A different view:
I recently purchased a Ruger Flattop revolver in .45 Colt with an extra .45 ACP cylinder. When I received it, the cylinder throats would not accept anything larger than a 0.450" (-) plug gauge. After shooting about 100 rounds of cheap Federal .45 ACP loads with thick-plated "TMJ" bullets, the cylinder throats will all accept a 0.451' (-) plug gauge. I did not (yet)measure the constriction of the barrel at the section threaded into the frame, which is notorious for being somewhat constricted by compression during assembly, but I would expect that to have widened somewhat, too.
Before I start working-up loads for accuraccy, I intend to have the constriction removed and the cylinder throats enlarged to 0.001" more than whatever the groove diameter is without the constriction.
Granted, that is a revolver, rather than an auto-loader.
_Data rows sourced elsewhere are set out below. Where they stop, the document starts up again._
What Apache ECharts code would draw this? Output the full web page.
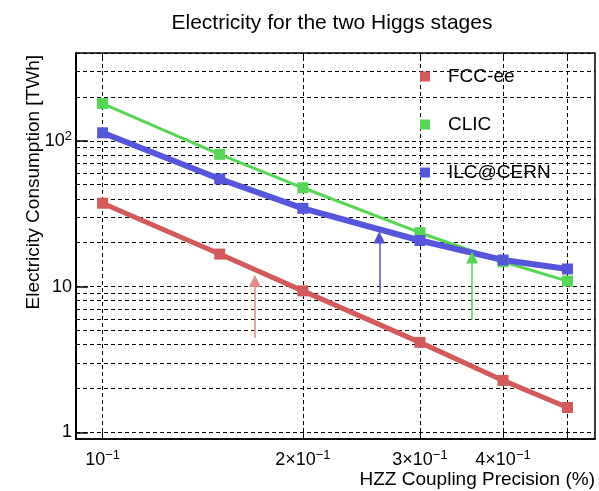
<!DOCTYPE html>
<html><head><meta charset="utf-8">
<script src="https://cdn.jsdelivr.net/npm/echarts@6/dist/echarts.min.js"></script>
<style>html,body{margin:0;padding:0;background:#fff}#c{width:599px;height:491px}</style>
</head><body><div id="c"></div>
<script>
// ---- data ----
const xValues   = [0.1, 0.15, 0.2, 0.3, 0.4, 0.5];
const fccValues = [37.3, 16.7, 9.34, 4.14, 2.27, 1.48];
const clicValues = [180, 80.7, 47.6, 23.4, 14.8, 10.9];
const ilcValues = [113.4, 54.7, 34.4, 20.7, 15.2, 13.2];

// arrows: x position, start value, end value (data units)
const fccArrow  = [0.1694, 4.43, 10.9];
const ilcArrow  = [0.2606, 9.1, 21.7];
const clicArrow = [0.3594, 5.91, 15.8];

// ticks / labels
const xTickValues  = [0.1, 0.2, 0.3, 0.4, 0.5];
const xLabelValues = [0.1, 0.2, 0.3, 0.4];
const xLabelTexts  = ['10{s|\u22121}', '2\u00d710{s|\u22121}', '3\u00d710{s|\u22121}', '4\u00d710{s|\u22121}'];
const yTickValues  = [1, 10, 100];
const yLabelTexts  = ['1', '10', '10{s|2}'];
const yGridValues  = [1,2,3,4,5,6,7,8,9,10,20,30,40,50,60,70,80,90,100,200,300,400];

const FONT = 'Liberation Sans, Arial, Helvetica, sans-serif';
const C_FCC = '#d25a5a', C_CLIC = '#55d755', C_ILC = '#5656dc';

function pick(vals, texts, v) {
  const i = vals.findIndex(t => Math.abs(Math.log10(t) - Math.log10(v)) < 1e-6);
  return i >= 0 ? texts[i] : '';
}
function zip(xs, ys) { return xs.map((x, i) => [x, ys[i]]); }
function arrowLine(a) { return [[{coord: [a[0], a[1]]}, {coord: [a[0], a[2]]}]]; }

const supRich = { s: { fontSize: 13, fontFamily: FONT, color: '#000', verticalAlign: 'top', lineHeight: 22 } };

const chart = echarts.init(document.getElementById('c'), null, {renderer: 'canvas'});
const gridMarks = { silent: true, z: 1, symbol: 'none', animation: false,
  label: {show: false},
  lineStyle: {type: [4, 3], color: '#000', width: 1, opacity: 1},
  emphasis: {disabled: true},
  data: yGridValues.map(v => ({yAxis: v})).concat(xTickValues.map(v => ({xAxis: v})))
};
function arrowMark(a, color) {
  return { silent: true, z: 4, symbol: ['none', 'triangle'], symbolSize: 12, animation: false,
    label: {show: false}, emphasis: {disabled: true},
    lineStyle: {type: 'solid', color: color, width: 1.5, opacity: 1},
    itemStyle: {color: color},
    data: arrowLine(a) };
}

const legendBase = (name, top) => ({
  data: [name], left: 420, top: top, padding: 0, icon: 'rect', itemWidth: 10, itemHeight: 10,
  selectedMode: false,
  textStyle: {fontFamily: FONT, fontSize: 19, color: '#000', padding: [0, 0, 0, 13]}
});

chart.setOption({
  animation: false,
  backgroundColor: '#fff',
  title: { text: 'Electricity for the two Higgs stages', left: 327, top: 8, textAlign: 'center',
    textStyle: {fontFamily: FONT, fontSize: 21, fontWeight: 'normal', color: '#000'} },
  legend: [legendBase('FCC-ee', 67), legendBase('CLIC', 115), legendBase('ILC@CERN', 163)],
  grid: { left: 76, right: 4, top: 53, bottom: 52, show: true, borderColor: '#000', borderWidth: 1.5, containLabel: false },
  xAxis: [{
    type: 'log', logBase: 10, min: 0.0912, max: 0.55, position: 'bottom',
    axisLine: {show: true, lineStyle: {color: '#000', width: 1.5}},
    axisTick: {show: true, inside: true, length: 8, customValues: xTickValues, lineStyle: {color: '#000', width: 1}},
    minorTick: {show: false}, splitLine: {show: false}, minorSplitLine: {show: false},
    axisLabel: {customValues: xLabelValues, margin: 10, fontFamily: FONT, fontSize: 18, color: '#000',
      lineHeight: 22, rich: supRich,
      formatter: v => pick(xLabelValues, xLabelTexts, v)}
  }, {
    type: 'log', logBase: 10, min: 0.0912, max: 0.55, position: 'top',
    axisLine: {show: false},
    axisTick: {show: true, inside: true, length: 8, customValues: xTickValues, lineStyle: {color: '#000', width: 1}},
    axisLabel: {show: false}, splitLine: {show: false}
  }],
  yAxis: {
    type: 'log', logBase: 10, min: 0.9, max: 400,
    axisLine: {show: true, lineStyle: {color: '#000', width: 2}},
    axisTick: {show: true, inside: true, length: 12, customValues: yTickValues, lineStyle: {color: '#000', width: 1.5}},
    minorTick: {show: false}, splitLine: {show: false}, minorSplitLine: {show: false},
    axisLabel: {customValues: yTickValues, margin: 4, fontFamily: FONT, fontSize: 18, color: '#000',
      lineHeight: 22, rich: supRich,
      formatter: v => pick(yTickValues, yLabelTexts, v)}
  },
  graphic: [
    { type: 'text', x: 34, y: 55, rotation: Math.PI / 2, silent: true,
      style: {text: 'Electricity Consumption [TWh]', fontFamily: FONT, fontSize: 19, fill: '#000',
        align: 'right', verticalAlign: 'middle'} },
    { type: 'text', x: 595, y: 480, silent: true,
      style: {text: 'HZZ Coupling Precision (%)', fontFamily: FONT, fontSize: 19, fill: '#000',
        align: 'right', verticalAlign: 'middle'} }
  ],
  series: [
    { name: 'grid', type: 'line', data: [], silent: true, z: 1, markLine: gridMarks },
    { name: 'FCC-ee', type: 'line', z: 3, data: zip(xValues, fccValues), symbol: 'rect', symbolSize: 11,
      lineStyle: {color: C_FCC, width: 5}, itemStyle: {color: C_FCC}, emphasis: {disabled: true},
      markLine: arrowMark(fccArrow, '#e08a8a') },
    { name: 'CLIC', type: 'line', z: 3, data: zip(xValues, clicValues), symbol: 'rect', symbolSize: 11,
      lineStyle: {color: C_CLIC, width: 3}, itemStyle: {color: C_CLIC}, emphasis: {disabled: true},
      markLine: arrowMark(clicArrow, '#55d455') },
    { name: 'ILC@CERN', type: 'line', z: 3, data: zip(xValues, ilcValues), symbol: 'rect', symbolSize: 11,
      lineStyle: {color: C_ILC, width: 6}, itemStyle: {color: C_ILC}, emphasis: {disabled: true},
      markLine: arrowMark(ilcArrow, '#5252d2') }
  ]
});
</script></body></html>
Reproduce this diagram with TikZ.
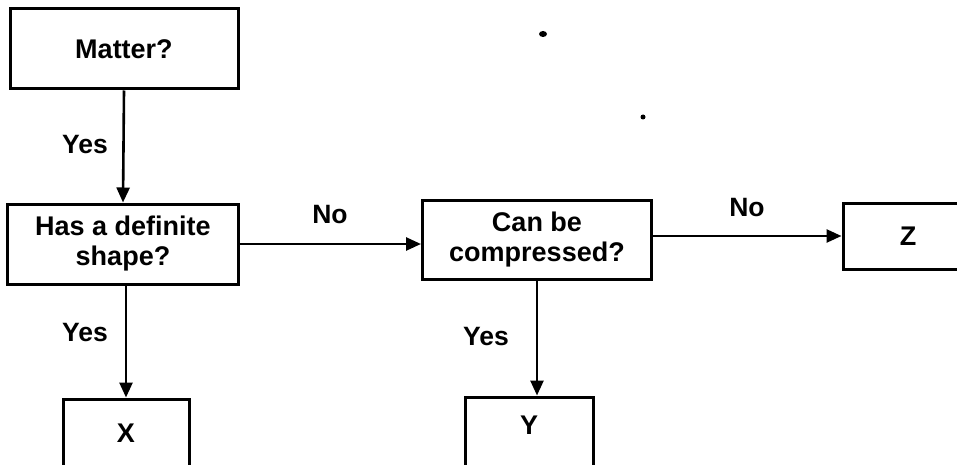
\documentclass[tikz,border=0pt]{standalone}
\usepackage{fontspec}
\setmainfont{Liberation Sans}
\usetikzlibrary{arrows.meta}
\begin{document}
\begin{tikzpicture}[x=1pt,y=-1pt,
  box/.style={draw=black, line width=3pt, inner sep=0pt, align=center,
    font=\fontsize{27}{30}\selectfont\bfseries},
  lbl/.style={inner sep=0pt, font=\fontsize{26.5}{29}\selectfont\bfseries},
  conn/.style={draw=black, line width=2.6pt, -{Triangle[length=15pt,width=13pt]}},
  speck/.style={fill=black}]
\useasboundingbox (0,0) rectangle (957,465);
\node[box, minimum width=228pt, minimum height=80pt] (matter) at (124,49) {Matter?};
\node[box, minimum width=231pt, minimum height=80pt] (has) at (123,244) {Has a definite\\shape?};
\node[box, minimum width=126pt, minimum height=80pt] (x) at (126,439) {\raisebox{12pt}{X}};
\node[box, minimum width=229pt, minimum height=79pt] (can) at (537,240) {Can be\\compressed?};
\node[box, minimum width=128pt, minimum height=80pt] (y) at (529,437) {\raisebox{23pt}{Y}};
\node[box, minimum width=130pt, minimum height=66pt] (z) at (908,236) {Z};
\draw[conn] (matter.south) -- (has.north);
\draw[conn] (has.south -| x.north) -- (x.north);
\draw[conn] (has.east) -- (has.east -| can.west);
\draw[conn] (can.east |- z.west) -- (z.west);
\draw[conn] (can.south) -- (can.south |- y.north);
\node[lbl] (yes1) at (85,145) {Yes};
\node[lbl] (yes2) at (85,333) {Yes};
\node[lbl] (no1) at (330,215) {No};
\node[lbl] (yes3) at (486,337) {Yes};
\node[lbl] (no2) at (747,208) {No};
\fill[speck] (543,34) ellipse (4pt and 3pt);
\fill[speck] (643,117) circle (2.5pt);
\end{tikzpicture}
\end{document}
But, I would expect that there is some related wear on auto-loaders that could affect accuracy. There certainly is with respect to function with light loads, so for light target loads, you would probably want to make sure that the gun is smoothed-out before deciding how low you want to go before reliability becomes an issue. Also, some auto-loadeers will throw the first round outside the group because it is fed by hand-racking the slide, rather than by auto-feeding, and the lock-up is different between those two operations. That can also smooth-out with use.